I’ve been hated on for being too happy & optimistic many a time. But it’s my nature; my sister even calls me a ‘golden retriever’. I tend to see the positive, that infamous full glass, in almost every situation.
That said, I am human. And lately I have been struggling to consistently hold on to that optimism for more than a quick second. I didn’t even realize it was happening until last week, when after a gangbusters day of press, helping people, and seeing my book baby RETOX placed at the same level to as giants @tonyrobbins @timferriss @ariannahuff and I had little reaction. In fact, the little reaction I had was that I have failed. Which, the golden retriever in me knows is silly, but the other part of me was fighting to wallow in.
So what did I do? Did I #meditate ? No. I know enough scientifically to know that meditation can often make depression more intense and worse. Did I suit up for a RETOX #yoga sweat? Yes. That always makes everything better. But what REALLY made the difference was totally coincidentally running into this on the floor of @ironsideoyster .

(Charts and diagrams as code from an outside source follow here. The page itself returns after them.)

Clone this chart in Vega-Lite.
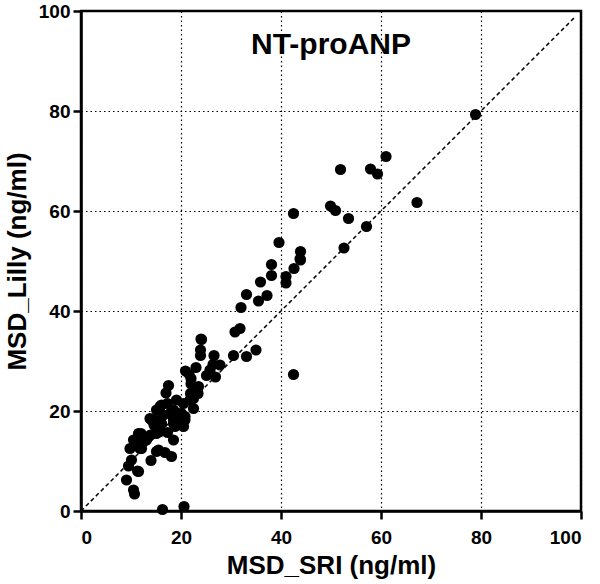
{
  "$schema": "https://vega.github.io/schema/vega-lite/v6.json",
  "width": 500,
  "height": 500,
  "autosize": "none",
  "padding": {"left": 81, "top": 11, "right": 19, "bottom": 73},
  "background": "white",
  "config": {
    "view": {"stroke": "black", "strokeWidth": 2.5},
    "font": "Liberation Sans"
  },
  "title": {"text": "NT-proANP", "fontSize": 30, "font": "Liberation Sans", "fontWeight": "bold", "color": "black", "anchor": "middle", "baseline": "top", "offset": -58},
  "datasets": {
    "pts": [
      {"sri": 78.9, "lilly": 79.3}, {"sri": 67.2, "lilly": 61.7}, {"sri": 61.0, "lilly": 70.9}, {"sri": 59.3, "lilly": 67.4},
      {"sri": 57.9, "lilly": 68.4}, {"sri": 51.9, "lilly": 68.3}, {"sri": 57.1, "lilly": 56.9}, {"sri": 53.5, "lilly": 58.5},
      {"sri": 52.6, "lilly": 52.6}, {"sri": 50.9, "lilly": 60.1}, {"sri": 49.9, "lilly": 61.0}, {"sri": 42.5, "lilly": 59.5},
      {"sri": 43.9, "lilly": 51.9}, {"sri": 43.9, "lilly": 50.2}, {"sri": 42.6, "lilly": 48.5}, {"sri": 39.6, "lilly": 53.7},
      {"sri": 41.0, "lilly": 46.9}, {"sri": 41.0, "lilly": 45.6}, {"sri": 38.1, "lilly": 49.3}, {"sri": 38.1, "lilly": 47.1},
      {"sri": 37.2, "lilly": 43.1}, {"sri": 35.9, "lilly": 45.8}, {"sri": 35.5, "lilly": 42.0}, {"sri": 33.1, "lilly": 43.3},
      {"sri": 32.0, "lilly": 40.7}, {"sri": 42.5, "lilly": 27.3}, {"sri": 35.0, "lilly": 32.2}, {"sri": 33.1, "lilly": 30.9},
      {"sri": 31.8, "lilly": 36.5}, {"sri": 30.8, "lilly": 35.8}, {"sri": 30.5, "lilly": 31.1}, {"sri": 26.6, "lilly": 31.1},
      {"sri": 24.0, "lilly": 34.4}, {"sri": 23.9, "lilly": 32.2}, {"sri": 23.9, "lilly": 31.1}, {"sri": 27.8, "lilly": 29.2},
      {"sri": 26.4, "lilly": 29.3}, {"sri": 25.8, "lilly": 28.2}, {"sri": 26.9, "lilly": 26.8}, {"sri": 25.1, "lilly": 27.1},
      {"sri": 23.0, "lilly": 28.7}, {"sri": 20.9, "lilly": 28.0}, {"sri": 22.0, "lilly": 26.5}, {"sri": 22.0, "lilly": 25.4},
      {"sri": 21.9, "lilly": 23.5}, {"sri": 23.4, "lilly": 23.5}, {"sri": 22.5, "lilly": 22.5}, {"sri": 17.5, "lilly": 25.1},
      {"sri": 17.0, "lilly": 23.6}, {"sri": 22.5, "lilly": 20.5}, {"sri": 20.8, "lilly": 18.2}, {"sri": 20.5, "lilly": 16.9},
      {"sri": 18.5, "lilly": 17.5}, {"sri": 19.5, "lilly": 19.5}, {"sri": 17.3, "lilly": 21.5}, {"sri": 16.1, "lilly": 21.2},
      {"sri": 15.1, "lilly": 20.2}, {"sri": 13.8, "lilly": 18.5}, {"sri": 14.6, "lilly": 17.2}, {"sri": 16.5, "lilly": 19.2},
      {"sri": 17.8, "lilly": 19.5}, {"sri": 18.5, "lilly": 18.2}, {"sri": 18.8, "lilly": 16.9}, {"sri": 19.8, "lilly": 17.9},
      {"sri": 20.8, "lilly": 18.9}, {"sri": 12.0, "lilly": 15.5}, {"sri": 10.5, "lilly": 14.2}, {"sri": 9.8, "lilly": 12.5},
      {"sri": 11.5, "lilly": 13.5}, {"sri": 12.1, "lilly": 12.5}, {"sri": 13.1, "lilly": 14.2}, {"sri": 13.9, "lilly": 15.2},
      {"sri": 15.8, "lilly": 15.9}, {"sri": 17.3, "lilly": 15.7}, {"sri": 18.5, "lilly": 14.2}, {"sri": 15.5, "lilly": 12.2},
      {"sri": 16.8, "lilly": 11.7}, {"sri": 18.1, "lilly": 10.9}, {"sri": 14.0, "lilly": 10.1}, {"sri": 10.1, "lilly": 10.2},
      {"sri": 9.5, "lilly": 9.0}, {"sri": 11.5, "lilly": 7.9}, {"sri": 9.1, "lilly": 6.2}, {"sri": 10.5, "lilly": 4.2},
      {"sri": 10.7, "lilly": 3.4}, {"sri": 16.3, "lilly": 0.3}, {"sri": 20.6, "lilly": 0.9}, {"sri": 23.5, "lilly": 24.9},
      {"sri": 21.8, "lilly": 22.2}, {"sri": 20.5, "lilly": 21.5}, {"sri": 19.1, "lilly": 22.2}, {"sri": 18.5, "lilly": 20.2},
      {"sri": 20.1, "lilly": 19.5}, {"sri": 14.8, "lilly": 18.2}, {"sri": 16.1, "lilly": 17.5}, {"sri": 15.5, "lilly": 16.5},
      {"sri": 15.8, "lilly": 20.9}, {"sri": 14.1, "lilly": 18.2}, {"sri": 15.1, "lilly": 15.5}, {"sri": 11.5, "lilly": 15.5},
      {"sri": 11.8, "lilly": 12.5}, {"sri": 15.1, "lilly": 11.9}, {"sri": 11.3, "lilly": 8.0}, {"sri": 21.6, "lilly": 27.4},
      {"sri": 24.1, "lilly": 34.3}, {"sri": 43.8, "lilly": 50.4}
    ],
    "diag": [{"a": 0, "b": 0, "a2": 99, "b2": 99}]
  },
  "layer": [
    {
      "data": {"name": "diag"},
      "mark": {"type": "rule", "color": "black", "strokeWidth": 1.5, "strokeDash": [4, 3]},
      "encoding": {
        "x": {"field": "a", "type": "quantitative"},
        "y": {"field": "b", "type": "quantitative"},
        "x2": {"field": "a2"},
        "y2": {"field": "b2"}
      }
    },
    {
      "data": {"name": "pts"},
      "mark": {"type": "circle", "color": "black", "opacity": 1, "size": 125},
      "encoding": {
        "x": {
          "field": "sri", "type": "quantitative",
          "scale": {"domain": [0, 100], "nice": false},
          "axis": {
            "title": "MSD_SRI (ng/ml)", "values": [0, 20, 40, 60, 80, 100],
            "grid": true, "gridColor": "black", "gridDash": [1.5, 3], "gridWidth": 1.2, "gridOpacity": 1,
            "domainColor": "black", "domainWidth": 2.5,
            "tickColor": "black", "tickWidth": 2.5, "tickSize": 8,
            "labelFontSize": 19, "labelFontWeight": "bold", "labelColor": "black", "labelPadding": 9, "labelFont": "Liberation Sans",
            "titleFontSize": 26, "titleFontWeight": "bold", "titleColor": "black", "titlePadding": 5, "titleFont": "Liberation Sans"
          }
        },
        "y": {
          "field": "lilly", "type": "quantitative",
          "scale": {"domain": [0, 100], "nice": false},
          "axis": {
            "title": "MSD_Lilly (ng/ml)", "values": [0, 20, 40, 60, 80, 100],
            "grid": true, "gridColor": "black", "gridDash": [1.5, 3], "gridWidth": 1.2, "gridOpacity": 1,
            "domainColor": "black", "domainWidth": 2.5,
            "tickColor": "black", "tickWidth": 2.5, "tickSize": 8,
            "labelFontSize": 19, "labelFontWeight": "bold", "labelColor": "black", "labelPadding": 3, "labelFont": "Liberation Sans",
            "titleFontSize": 26, "titleFontWeight": "bold", "titleColor": "black", "titlePadding": 8, "titleFont": "Liberation Sans"
          }
        }
      }
    }
  ]
}
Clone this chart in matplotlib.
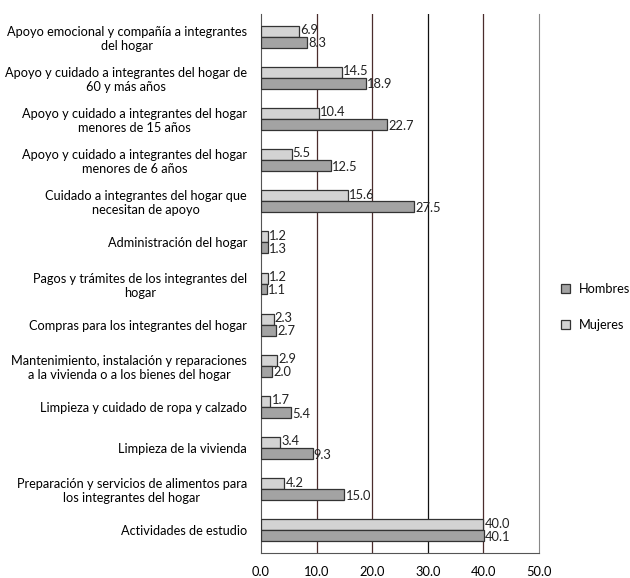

It was just there like an apparition, a sign from the gods of golden retrievers and optimism to get my head out of me a!*s and to be me, see me, enjoy me. To not search for the empty but relish in the full. To not embellish the tragedy but rejoice in the reality. To thrive in the optimism that is innate in all of us and is just waiting for us to let shine.
Optimism does not come easy to everyone- I know that. But it does exist for all of us, no mater how much you may have labeled yourself a non optimistic, happy person. Give yourself a break and let the beauty of life reveal the optimism inside of you. Just let it take over. I did again, because of this simple little sign, and let me tell you, it feels f*!n great.